Statt eines Blog-Beitrages heute eine kleine Leseprobe aus meinem neuen Roman. Das fertige Buch ist dann voraussichtlich Anfang Juni (diesen Jahres) im Amazon Kindle-Shop erhältlich. Viel Spaß!
Die Augen des Jungen bohrten sich in seine. Er schien keinerlei Angst zu empfinden. Nahm er überhaupt etwas wahr? Verstand er, was hier passierte? Und wenn er es verstand, störte es ihn?
Es ist das Richtige, dachte Tom. Alles geht den Bach runter, wenn ich das jetzt nicht bringe.
Kurz flackerten Erinnerungen an sein Studium auf. Philosophie. Die Lehre von den Fragen, auf die es keine Antworten gibt, hatte sein Prof damals immer gesagt, und genau so gab Tom das inzwischen an seine eigenen Studenten weiter.

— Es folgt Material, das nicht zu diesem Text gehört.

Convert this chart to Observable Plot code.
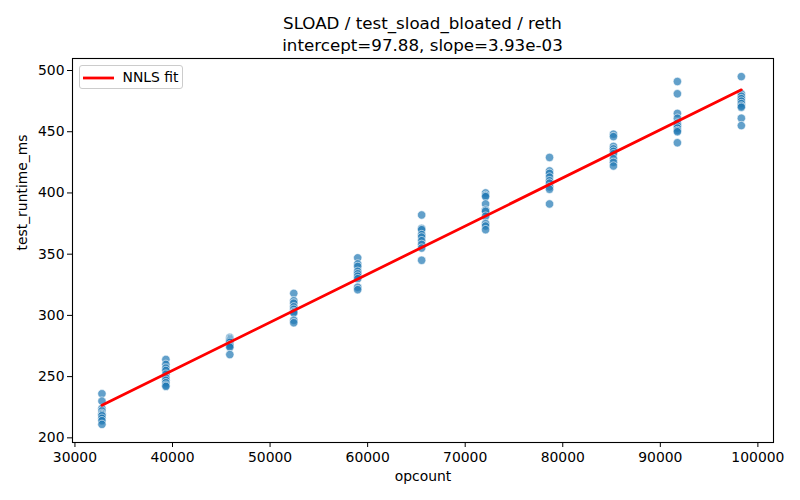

Würdest du einen unschuldigen Menschen töten, wenn dadurch eine Million andere Menschen vor dem Tod gerettet würden? Solche Fragen. Wenn ja, würdest du es auch noch tun, wenn dadurch stattdessen immerhin noch 1000 gerettet werden? Ja? Wo ziehst du die Grenze? Würdest du einen Unschuldigen töten, wenn dadurch 100 andere gerettet werden? 10? 5? Und wie würden sich deine Entscheidungen ändern, wenn es ein Kind wäre, das du töten musst?
Ein Kind. Tom schluckte. Er spürte, wie er immer stärker schwitzte. Wie leicht lassen sich solche Fragen diskutieren, wie logisch lässt sich so etwas entscheiden. Bis es dann ernst wird. Bis man dasteht, mit dieser verfluchten Automatik in der Hand und einem der Schweiß aus allen Poren schießt.
Ein Kind. Du kannst doch kein Kind erschießen.
Damals war er sich sicher gewesen, dass er es könnte. Wenn dadurch eine Million Menschen gerettet werden. Rein hypothetisch natürlich. Mit dem Hintern auf einer Holzbank und wenige Minuten vor Ende der Vorlesung. Und danach ab in die Mensa.
Und jetzt? Wie einfach wäre die Entscheidung, wenn es hier um eine Million Leben ginge, dachte Tom. Oder um sein eigenes. Lass die Million doch zum Teufel gehen, dachte er.
Aber es war keine Million. Auch nicht 10 Millionen. Es waren alle. Die ganze gottverdammte Menschheit stand auf dem Spiel. Wenn er das jetzt nicht brachte, würde die Gesellschaft, wie er sie kannte, aufhören zu existieren. Für immer.
Einen No-Brainer nennt man so etwas. Etwas, worüber man gar nicht erst nachzudenken braucht. Natürlich muss man schießen, das weiß jeder. Ein einziges Kind im Tausch gegen alle Menschen. Ein einziges Kind im Tausch gegen alle anderen Kinder. Da gibt’s nichts zu diskutieren. Das muss man einfach tun und dann eben irgendwie lernen, damit zu leben.
Ganz einfache Entscheidung.
Außer natürlich, wenn es dein eigenes Kind ist, das du töten musst.
Dein eigenes verdammtes Kind. Und es sieht dich an, als wäre nichts. Als würdest du nicht mit einer großkalibrigen Waffe direkt auf sein Gesicht zielen.
Tom Rankovski wusste, dass er keine Wahl hatte. Es gab einfach keine Alternativen. Er atmete tief durch und umfasste die Waffe noch etwas fester. Sein Sohn rührte sich nicht, sah ihn nur an. Wenn es doch einen Weg gäbe… aber den gab es nicht.
Ein deutlicher Klick ertönte, als er den Hahn spannte. Drei Tage. Noch vor drei Tagen war alles in Ordnung gewesen. Alles perfekt. Er der glücklichste Mensch der Welt. Seine Frau an seiner Seite. Die Zukunft voller Pläne und Verheißungen. Ja, die Zukunft. Da hatte er noch eine Zukunft gehabt… oder das zumindest geglaubt. Jetzt, nur drei Tage später, stand die Welt am Abgrund. Und er hatte keine andere Wahl, als seinen eigenen Sohn zu erschießen.